Tue, Jun 30 2009, 10:01 GMT
by Tim Salem
FXstreet.com Independent Analyst Team
This Data Point largely measures the Sentiment of The U.S. Economy, Consumer Spending, and Employment, and is released on the Final Tuesday of each Month at approximately 14:00 GMT.
Approximately 5000 Households will receive Surveys nationwide, although less than about 3000 historically respond resulting in about a 60% Retention Rate with a general “Positive”, “Negative” or “Neutral” Response.
For each of the five questions, there are three response options: POSITIVE, NEGATIVE, and NEUTRAL.
The Response Proportions to each Question are “Seasonally adjusted”.
For each of the five Inquiries, the Positive Figure is divided by the sum of the Positive and Negative to give a Proportion, which is called the "Relative Value”. For each question, the average Relative for the Calendar Year 1985 is then used as a benchmark to yield the Index Value for that question.
Intermittent Inclusion of other Inquiries will exist to vary the Sample Rate, such as Refinancing a Mortgage in the next Six Months.
This Data is given to The Conference Board which then produces Three Indices:
Some Market Reactions to Consumer Confidence prior to and after the Release are:
CURRENCIES: Falling Numbers in Confidence will decrease the inherent Value of The Dollar or other underlying Currency. Increasing Numbers signifies greater Confidence, and in turn increases the underlying Value of The Currency at hand.
BONDS: Healthy Consumer Confidence over time does lead to Inflationary Concerns and Bond Sell-Off. The increase in Consumer Spending and Borrowing in this case leads to increased Economic Growth, which does eventually result in higher Interest Rates and Inflation going forward.
EQUITIES: Falling Numbers in Confidence will lead to Weakness in the overall Equity/Stock Markets, as opposed to increasing Confidence resulting in Equity Market Strength and Corporate Health.
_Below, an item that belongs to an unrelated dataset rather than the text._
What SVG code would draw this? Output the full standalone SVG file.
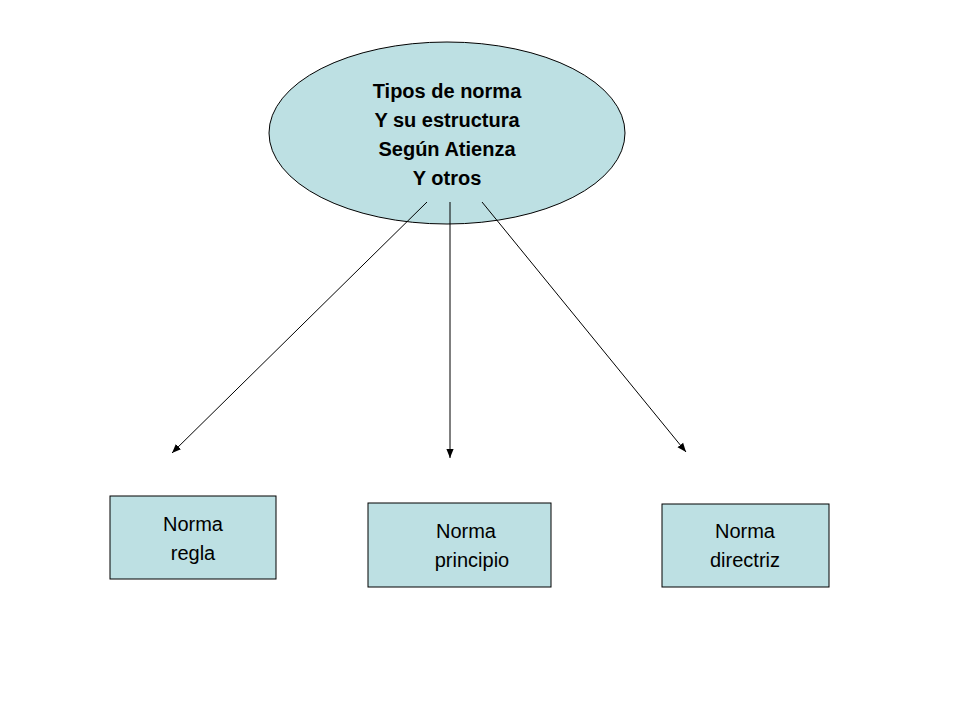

Traders may take Cues from the previous Release of The University of Michigan Sentiment Index as a comprehensive “Bellwether” of where Consumer Confidence Consensus may lie… hence underlying Currency Strength or Weakness will be affected going into the Release, prompting Traders to adjust Positions and Strategies.
Traders will want to be Mindful of the Consensus, as any “Expectation” of a 5% or more Adjustment between Previous Release Numbers and Consensus will “lean” towards a Directional Change of the Economy.